# Job:
Check every line of the entries below for the word "this", and copy the ones that have it.
Begin Stored data
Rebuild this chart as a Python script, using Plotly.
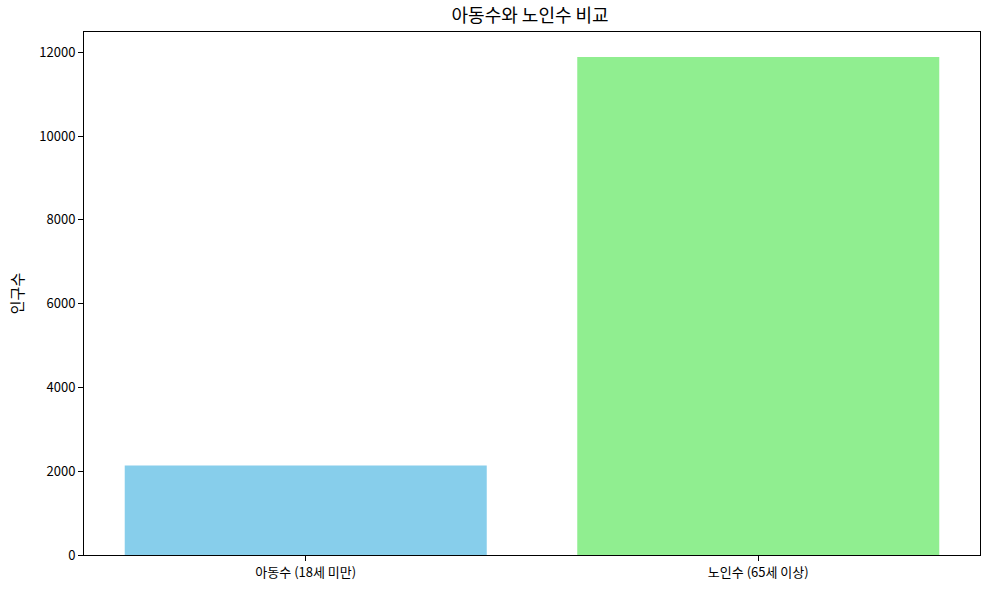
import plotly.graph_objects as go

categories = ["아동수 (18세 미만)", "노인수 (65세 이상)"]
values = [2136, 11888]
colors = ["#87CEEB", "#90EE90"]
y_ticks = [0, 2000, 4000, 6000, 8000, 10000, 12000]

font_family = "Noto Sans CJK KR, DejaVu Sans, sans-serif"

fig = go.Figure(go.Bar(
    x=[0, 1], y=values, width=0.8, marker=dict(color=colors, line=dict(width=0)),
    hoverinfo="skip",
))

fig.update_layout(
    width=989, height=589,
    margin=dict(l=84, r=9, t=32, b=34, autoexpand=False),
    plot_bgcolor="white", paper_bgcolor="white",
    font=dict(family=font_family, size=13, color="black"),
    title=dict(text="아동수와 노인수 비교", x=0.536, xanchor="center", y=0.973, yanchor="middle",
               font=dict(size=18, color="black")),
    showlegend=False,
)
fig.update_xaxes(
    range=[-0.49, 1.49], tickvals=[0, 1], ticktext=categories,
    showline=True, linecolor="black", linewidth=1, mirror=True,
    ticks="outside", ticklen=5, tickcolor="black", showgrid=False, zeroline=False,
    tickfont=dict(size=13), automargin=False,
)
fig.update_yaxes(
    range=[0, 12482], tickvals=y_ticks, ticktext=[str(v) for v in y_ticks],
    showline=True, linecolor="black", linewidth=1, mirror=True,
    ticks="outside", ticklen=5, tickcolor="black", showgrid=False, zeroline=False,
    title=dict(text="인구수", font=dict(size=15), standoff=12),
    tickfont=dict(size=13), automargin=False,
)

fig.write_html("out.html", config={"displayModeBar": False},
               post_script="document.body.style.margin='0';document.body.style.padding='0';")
End Stored data
Begin Stored data
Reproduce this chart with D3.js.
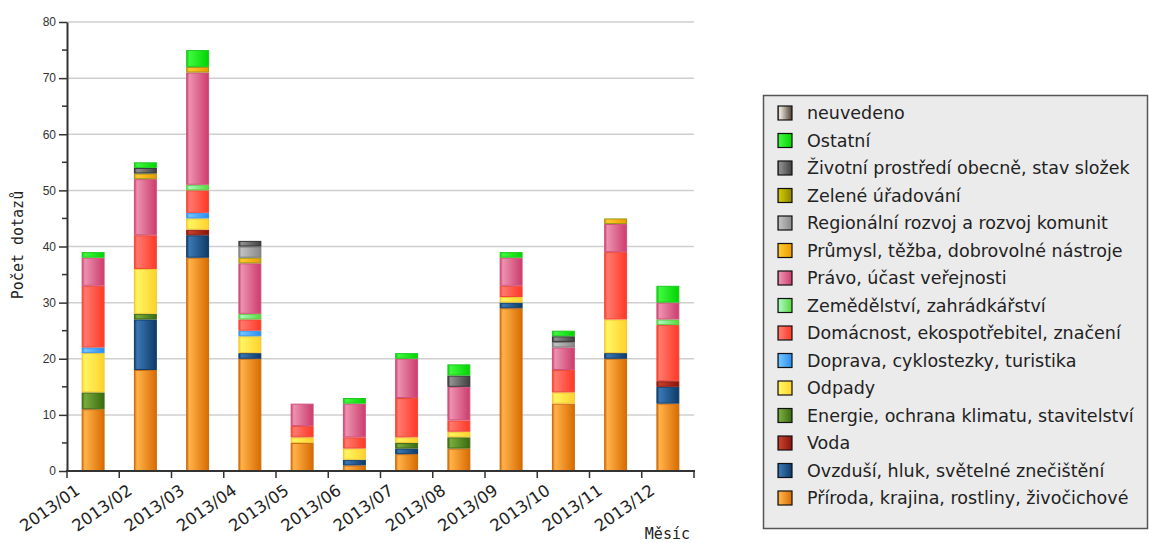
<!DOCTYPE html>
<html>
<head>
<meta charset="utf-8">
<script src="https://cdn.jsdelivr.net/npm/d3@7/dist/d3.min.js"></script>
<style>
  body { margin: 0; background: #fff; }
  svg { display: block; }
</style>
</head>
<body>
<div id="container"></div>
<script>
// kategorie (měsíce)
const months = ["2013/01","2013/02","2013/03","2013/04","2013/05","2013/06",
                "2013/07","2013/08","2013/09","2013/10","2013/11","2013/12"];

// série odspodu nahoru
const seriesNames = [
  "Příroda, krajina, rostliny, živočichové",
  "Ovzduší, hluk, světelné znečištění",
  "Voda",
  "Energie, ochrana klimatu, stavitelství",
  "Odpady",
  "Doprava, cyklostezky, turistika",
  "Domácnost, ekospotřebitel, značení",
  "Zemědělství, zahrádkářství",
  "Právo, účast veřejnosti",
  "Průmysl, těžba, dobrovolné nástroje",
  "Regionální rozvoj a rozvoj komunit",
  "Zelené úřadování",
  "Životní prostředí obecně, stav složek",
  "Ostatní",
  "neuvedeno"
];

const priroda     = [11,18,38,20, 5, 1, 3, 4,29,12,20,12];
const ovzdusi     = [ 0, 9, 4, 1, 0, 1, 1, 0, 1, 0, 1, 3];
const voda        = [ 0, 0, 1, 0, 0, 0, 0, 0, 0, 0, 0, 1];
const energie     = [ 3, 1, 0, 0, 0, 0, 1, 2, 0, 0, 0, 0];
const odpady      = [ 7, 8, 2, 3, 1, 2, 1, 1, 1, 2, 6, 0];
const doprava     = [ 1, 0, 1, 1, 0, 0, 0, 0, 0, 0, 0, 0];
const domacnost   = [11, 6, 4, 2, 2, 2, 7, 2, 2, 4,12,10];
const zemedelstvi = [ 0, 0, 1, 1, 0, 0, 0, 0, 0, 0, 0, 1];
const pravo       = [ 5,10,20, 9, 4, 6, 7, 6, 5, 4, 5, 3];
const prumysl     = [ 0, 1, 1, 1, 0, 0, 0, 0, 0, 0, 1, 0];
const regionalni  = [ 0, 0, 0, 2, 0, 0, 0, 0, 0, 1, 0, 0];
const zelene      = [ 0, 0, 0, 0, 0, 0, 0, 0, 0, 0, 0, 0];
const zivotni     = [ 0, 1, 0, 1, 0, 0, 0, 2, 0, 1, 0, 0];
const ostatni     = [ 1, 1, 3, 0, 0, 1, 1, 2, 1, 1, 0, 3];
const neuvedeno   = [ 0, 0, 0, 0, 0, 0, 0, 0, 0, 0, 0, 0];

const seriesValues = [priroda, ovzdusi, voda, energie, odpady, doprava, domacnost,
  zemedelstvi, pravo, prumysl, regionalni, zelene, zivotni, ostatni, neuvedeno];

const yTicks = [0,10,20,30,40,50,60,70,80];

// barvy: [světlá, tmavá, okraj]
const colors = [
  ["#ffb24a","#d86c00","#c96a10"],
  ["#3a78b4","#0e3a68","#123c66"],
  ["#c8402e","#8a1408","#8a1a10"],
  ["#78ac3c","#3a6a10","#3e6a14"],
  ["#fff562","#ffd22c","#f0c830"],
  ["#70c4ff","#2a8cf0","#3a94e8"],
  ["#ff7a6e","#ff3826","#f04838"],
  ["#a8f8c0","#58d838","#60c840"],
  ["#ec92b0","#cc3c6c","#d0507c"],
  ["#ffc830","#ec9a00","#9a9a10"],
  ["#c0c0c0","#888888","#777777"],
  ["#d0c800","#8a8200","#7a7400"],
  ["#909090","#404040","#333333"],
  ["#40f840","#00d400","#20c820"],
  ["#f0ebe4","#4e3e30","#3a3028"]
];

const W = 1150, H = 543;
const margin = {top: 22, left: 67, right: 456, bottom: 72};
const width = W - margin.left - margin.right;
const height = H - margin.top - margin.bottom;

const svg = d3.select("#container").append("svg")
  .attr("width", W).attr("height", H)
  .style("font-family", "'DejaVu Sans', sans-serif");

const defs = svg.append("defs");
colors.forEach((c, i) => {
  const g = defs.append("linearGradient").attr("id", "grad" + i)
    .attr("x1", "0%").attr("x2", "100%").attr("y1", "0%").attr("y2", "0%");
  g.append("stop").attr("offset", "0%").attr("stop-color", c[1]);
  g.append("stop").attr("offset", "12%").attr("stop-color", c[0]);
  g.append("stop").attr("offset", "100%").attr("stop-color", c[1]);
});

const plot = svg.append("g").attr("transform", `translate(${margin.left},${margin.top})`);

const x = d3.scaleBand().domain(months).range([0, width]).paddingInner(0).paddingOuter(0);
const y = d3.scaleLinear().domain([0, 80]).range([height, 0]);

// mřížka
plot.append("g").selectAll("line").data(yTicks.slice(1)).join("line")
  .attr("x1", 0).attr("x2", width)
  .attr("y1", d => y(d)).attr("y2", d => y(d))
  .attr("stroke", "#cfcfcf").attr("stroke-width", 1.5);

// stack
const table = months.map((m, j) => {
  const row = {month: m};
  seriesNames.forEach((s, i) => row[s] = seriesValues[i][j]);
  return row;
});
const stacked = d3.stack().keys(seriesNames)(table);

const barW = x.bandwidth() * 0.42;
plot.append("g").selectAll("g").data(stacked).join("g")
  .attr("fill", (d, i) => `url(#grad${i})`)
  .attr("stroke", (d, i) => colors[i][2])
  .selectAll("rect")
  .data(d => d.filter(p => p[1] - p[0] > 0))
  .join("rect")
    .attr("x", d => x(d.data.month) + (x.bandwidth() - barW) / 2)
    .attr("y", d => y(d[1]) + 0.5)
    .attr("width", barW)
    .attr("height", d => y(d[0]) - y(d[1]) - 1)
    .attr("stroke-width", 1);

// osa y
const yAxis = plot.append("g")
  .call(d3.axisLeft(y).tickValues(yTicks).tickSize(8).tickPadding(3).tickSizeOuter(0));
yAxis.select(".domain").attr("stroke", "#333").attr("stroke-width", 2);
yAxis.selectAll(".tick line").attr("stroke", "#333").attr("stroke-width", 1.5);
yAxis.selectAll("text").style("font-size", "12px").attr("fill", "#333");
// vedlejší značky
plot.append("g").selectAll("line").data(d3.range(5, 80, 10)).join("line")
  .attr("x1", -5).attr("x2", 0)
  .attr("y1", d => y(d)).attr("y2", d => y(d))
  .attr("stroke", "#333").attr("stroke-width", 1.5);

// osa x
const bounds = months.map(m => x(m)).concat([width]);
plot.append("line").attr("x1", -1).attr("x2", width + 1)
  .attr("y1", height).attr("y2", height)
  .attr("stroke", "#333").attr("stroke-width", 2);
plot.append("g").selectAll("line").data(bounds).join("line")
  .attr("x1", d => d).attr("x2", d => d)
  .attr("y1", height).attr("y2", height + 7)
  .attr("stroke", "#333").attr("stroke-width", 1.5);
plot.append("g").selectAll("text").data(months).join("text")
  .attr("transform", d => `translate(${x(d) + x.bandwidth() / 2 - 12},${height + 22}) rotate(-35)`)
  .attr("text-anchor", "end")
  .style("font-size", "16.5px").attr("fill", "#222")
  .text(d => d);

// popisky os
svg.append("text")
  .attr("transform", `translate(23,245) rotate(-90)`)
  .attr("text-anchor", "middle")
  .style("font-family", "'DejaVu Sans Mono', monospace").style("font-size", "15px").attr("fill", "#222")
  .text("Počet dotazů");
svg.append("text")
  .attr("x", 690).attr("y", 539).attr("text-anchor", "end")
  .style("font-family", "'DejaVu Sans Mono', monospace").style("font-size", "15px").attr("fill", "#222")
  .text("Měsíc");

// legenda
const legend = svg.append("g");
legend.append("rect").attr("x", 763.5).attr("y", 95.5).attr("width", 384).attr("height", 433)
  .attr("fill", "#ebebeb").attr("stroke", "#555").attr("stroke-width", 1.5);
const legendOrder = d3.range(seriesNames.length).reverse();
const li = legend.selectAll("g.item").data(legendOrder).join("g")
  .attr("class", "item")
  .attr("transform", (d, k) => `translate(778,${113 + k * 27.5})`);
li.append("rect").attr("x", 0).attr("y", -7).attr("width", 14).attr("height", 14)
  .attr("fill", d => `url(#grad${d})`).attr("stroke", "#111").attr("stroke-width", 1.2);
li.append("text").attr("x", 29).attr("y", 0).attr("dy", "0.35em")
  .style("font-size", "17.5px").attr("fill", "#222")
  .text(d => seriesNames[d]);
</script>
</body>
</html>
End Stored data
# Task response:
Rebuild this chart as a Python script, using Plotly.
Reproduce this chart with D3.js.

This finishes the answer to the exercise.